The state of emergency has been the backdrop to repeated human rights abuses since it was introduced in July. It removes key fair trial provisions, as well as vital safeguards against torture and other ill-treatment. The government is using these emergency measures, impossibly broad in scope, to silence and intimidate those who dare exercise their right to criticize.
For example, journalists Erol Önderoğlu and Ahmet Nesin, and human rights defender Şebnem Korur Fincanci, are among those facing charges of “terrorist propaganda” for taking part in a campaign of solidarity with the newspaper Özgür Gündem. On the day after Asli Erdoğan was released, Turkish authorities charged the prominent investigative journalist Ahmet Şik with “making propaganda for a terrorist organization.” He is accused of having links to three groups with contradictory ideologies, including the Gülen movement that the government accuses of having masterminded the coup attempt, ignoring the fact that Şik has been an outspoken critic of the movement for years.
There is no doubt that Turkey is facing extreme security challenges, and it has a duty to protect the people under its jurisdiction. Apart from the coup attempt, 2016 saw repeated brutal attacks on civilians by armed groups including the so-called Islamic State (ISIS) and the Kurdistan Freedom Falcons (TAK), an offshoot of the Kurdistan Workers’ Party (PKK). But the issue of how to address these increasing threats is something that needs to be discussed openly, by a wide range of voices. Instead, the authorities have compounded the fear of the population by clamping down on freedom of expression and incarcerating anybody who speaks out of line.

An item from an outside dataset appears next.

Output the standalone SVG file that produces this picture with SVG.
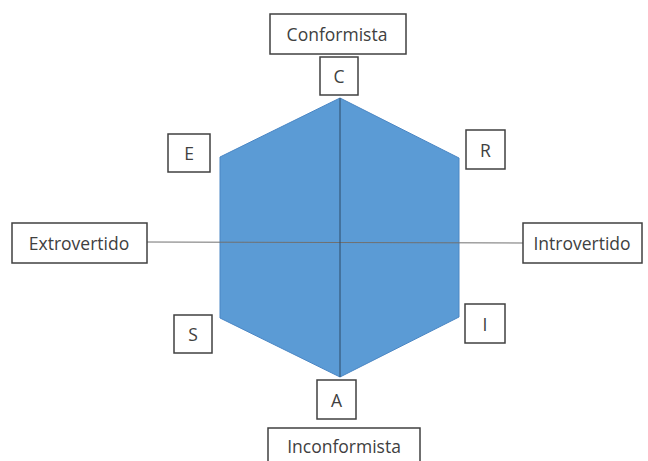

This year has left a deep mark on Turkey, and the fear in the air is palpable. In Istanbul, I cannot help noticing that people speak more quietly in public, with guarded looks on their faces. At home they watch television “panel discussions” where everybody has the same opinion, and are repeatedly frustrated by blocks on social media sites and an ever-diminishing choice of media outlets. It feels like life has lost its color.
This crackdown risks destroying the very fabric of Turkish society. The civil society organizations that have recently been permanently closed include those working with survivors of torture and domestic violence, local humanitarian organizations providing aid to refugees and internally displaced persons, and Turkey’s leading children’s rights NGO, Gündem Çocuk. This vibrant civil society is being reduced to a wasteland, and it is hard to overstate the impact that its destruction will have. In these confused and frightening times, we need the brave voices of journalists, activists and human rights defenders more than ever; instead, they are being thrown into the black holes of prison cells.
The new year in Turkey started out in the worst possible way. People are already living in fear of attacks; they should not have to live in fear for speaking out. They are already mourning the hundreds of lives lost over the past year; they should not have to mourn their freedom.
As daylight spreads through her kitchen, Aylin breathes a hesitant sigh of relief; she has made it to the start of another day. But what tomorrow will bring, for her and for her country, remains uncertain.
(*Name changed to protect her identity)
Andrew Gardner is Amnesty International’s Turkey researcher, based in Istanbul.